The Story
Why it exists.
The beginning
In 2011, Jimmy Choo launched its debut fragrance, an Eau de Parfum built around tiger orchid, sweet toffee caramel, and Indonesian patchouli. It was the house's first statement in scent, and it arrived with all the confidence the brand was known for. But a signature fragrance house rarely stops at one expression of itself. By January 2012, the house introduced an Eau de Toilette version, announced as "a dazzling aura of glittering femininity", crafted by perfumers Olivier Polge and Vérigique Nyberg. The EDT was designed as a lighter, fresher counterpoint: same spirit, different register. Where the EDP leaned into patchouli's depth, the EDT opened with ginger's clean heat and pear's bright juiciness. The tiger orchid remained, but was softened by tea rose. The base shifted from patchouli to cedar and vibrant woods. It was the same woman reconsidered in daylight, still confident, still glamorous, but with a different kind of energy.
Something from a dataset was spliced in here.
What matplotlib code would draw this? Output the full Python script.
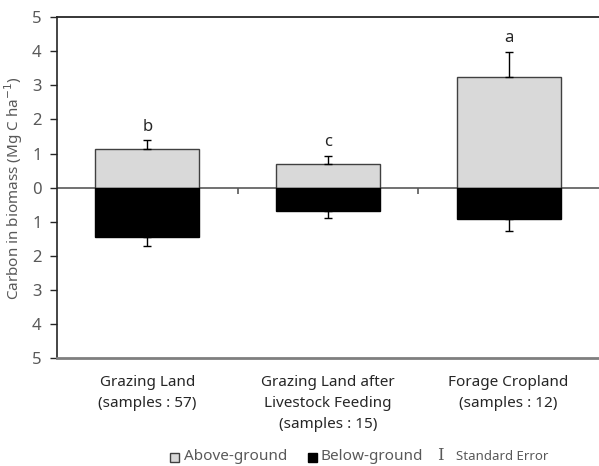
import numpy as np
import matplotlib
matplotlib.use("Agg")
import matplotlib.pyplot as plt
from matplotlib.patches import Rectangle

plt.rcParams['font.family'] = ['Noto Sans', 'DejaVu Sans']

categories = ["Grazing Land\n(samples : 57)",
              "Grazing Land after\nLivestock Feeding\n(samples : 15)",
              "Forage Cropland\n(samples : 12)"]
above = [1.13, 0.70, 3.25]
above_se = [0.26, 0.24, 0.73]
below = [1.45, 0.67, 0.93]
below_se = [0.25, 0.21, 0.33]
letters = ["b", "c", "a"]
yticks = [-5, -4, -3, -2, -1, 0, 1, 2, 3, 4, 5]

grey_text = "#595959"

fig = plt.figure(figsize=(5.99, 4.66), dpi=100)
ax = fig.add_axes([57 / 599, 1 - 358.3 / 466, 1 - 57 / 599, (358.3 - 17) / 466])

x = np.arange(len(categories))
width = 0.575
above_arr = np.array(above)
below_arr = -np.array(below)

ax.bar(x, above_arr, width, color="#d9d9d9", edgecolor="#404040", linewidth=1.0, zorder=2)
ax.bar(x, below_arr, width, color="black", edgecolor="black", linewidth=1.0, zorder=2)

# one-sided standard error bars
ax.errorbar(x, above_arr, yerr=[np.zeros(len(x)), above_se], fmt="none",
            ecolor="black", elinewidth=1.0, capsize=3, capthick=1.0, zorder=3)
ax.errorbar(x, below_arr, yerr=[below_se, np.zeros(len(x))], fmt="none",
            ecolor="black", elinewidth=1.0, capsize=3, capthick=1.0, zorder=3)

for xi, top, se, lab in zip(x, above, above_se, letters):
    ax.annotate(lab, (xi, top + se), xytext=(0, 4), textcoords="offset points",
                ha="center", va="bottom", fontsize=12, color="#262626")

ax.set_xlim(-0.5, len(categories) - 0.5)
ax.set_ylim(-5, 5)

# zero line with small separators between categories
ax.axhline(0, color="#595959", linewidth=1.2, zorder=1)
ax.vlines(x[:-1] + 0.5, -0.2, 0, color="#595959", linewidth=1.2, zorder=1)

ax.set_yticks(yticks)
ax.set_yticklabels([str(abs(v)) for v in yticks], color=grey_text, fontsize=12)
ax.tick_params(axis="y", direction="out", length=5, width=1.0, color="#262626", pad=6)
ax.set_xticks([])
ax.set_ylabel("Carbon in biomass (Mg C ha$^{-1}$)", color=grey_text, fontsize=11, labelpad=5)

for xi, lab in zip(x, categories):
    ax.annotate(lab, (xi, 0), xycoords=("data", "axes fraction"), xytext=(0, -12),
                textcoords="offset points", ha="center", va="top", fontsize=11,
                color="#262626", linespacing=1.55)

ax.spines["right"].set_visible(False)
ax.spines["top"].set_color("#262626")
ax.spines["top"].set_linewidth(1.3)
ax.spines["left"].set_color("#262626")
ax.spines["left"].set_linewidth(1.2)
ax.spines["bottom"].set_color("#7f7f7f")
ax.spines["bottom"].set_linewidth(2.0)

# legend row
ly = 1 - 457 / 466
fig.patches.append(Rectangle((170 / 599, ly - 4.5 / 466), 9 / 599, 9 / 466,
                             transform=fig.transFigure, facecolor="#d9d9d9",
                             edgecolor="#404040", linewidth=1.0))
fig.text(184 / 599, ly, "Above-ground", fontsize=11, color=grey_text, va="center")
fig.patches.append(Rectangle((308 / 599, ly - 4.5 / 466), 9 / 599, 9 / 466,
                             transform=fig.transFigure, facecolor="black",
                             edgecolor="black", linewidth=1.0))
fig.text(321 / 599, ly, "Below-ground", fontsize=11, color=grey_text, va="center")
fig.text(437 / 599, ly + 2 / 466, "I", fontsize=12, color=grey_text, va="center",
         family="DejaVu Serif")
fig.text(456 / 599, ly, "Standard Error", fontsize=9.5, color=grey_text, va="center")

fig.savefig("out.png", dpi=100)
What makes the EDT composition interesting is its deliberate departure from the EDP's structure while preserving the house's signature sensuality. The substitution of cedar for patchouli isn't minor, patchouli anchors and deepens; cedar brightens and lifts. This transforms the fragrance from a smoky, intimate proposition into something that reads across a longer arc of the day. The tiger orchid remains the emotional center, but here it's framed by tea rose, a cooler, more transparent floral that tempers the orchid's exotic weight. The green notes in the opening aren't just a freshness mechanic; they're a structural choice, creating a bridge between the ginger's spice and the florals' sweetness.
The evolution
The opening hits with ginger's clean heat and crushed pear, bright, tart, almost effervescent. Within fifteen minutes, the green accords soften and the florals take over: tiger orchid drifting into tea rose, a cool-water freshness threading through the sweetness. This is the fragrance's most wearable phase, present enough to catch attention, soft enough to invite proximity. By hour two, the florals begin their slow exit and the woody base asserts itself. Virginia cedar arrives first, dry and slightly resinous, followed by the warmer woody notes that anchor the drydown. The pear never fully disappears, it lingers in the background like a memory of the opening. On skin, expect four to six hours of moderate sillage. On fabric, the woody drydown can carry into the next day, faint and persistent, the kind of trace that makes someone ask what you were wearing.
Cultural impact
Jimmy Choo entered the fragrance market in 2011, capitalizing on the brand's status as a global fashion powerhouse known for its glamorous shoes and accessories. The 2012 EDT launch arrived during a peak period for celebrity and fashion-house fragrances, when brands like Marc Jacobs and Vera Wang were setting commercial benchmarks. Jimmy Choo's approach distinguished itself through accessibility, offering luxury branding at a moderate price point that resonated with younger consumers entering the fragrance world. The house's fashion legacy, founded by Tamara Mellon and known for red carpet presence, translated effectively to scent marketing, positioning these fragrances as accessories for self-expression rather than mere grooming products.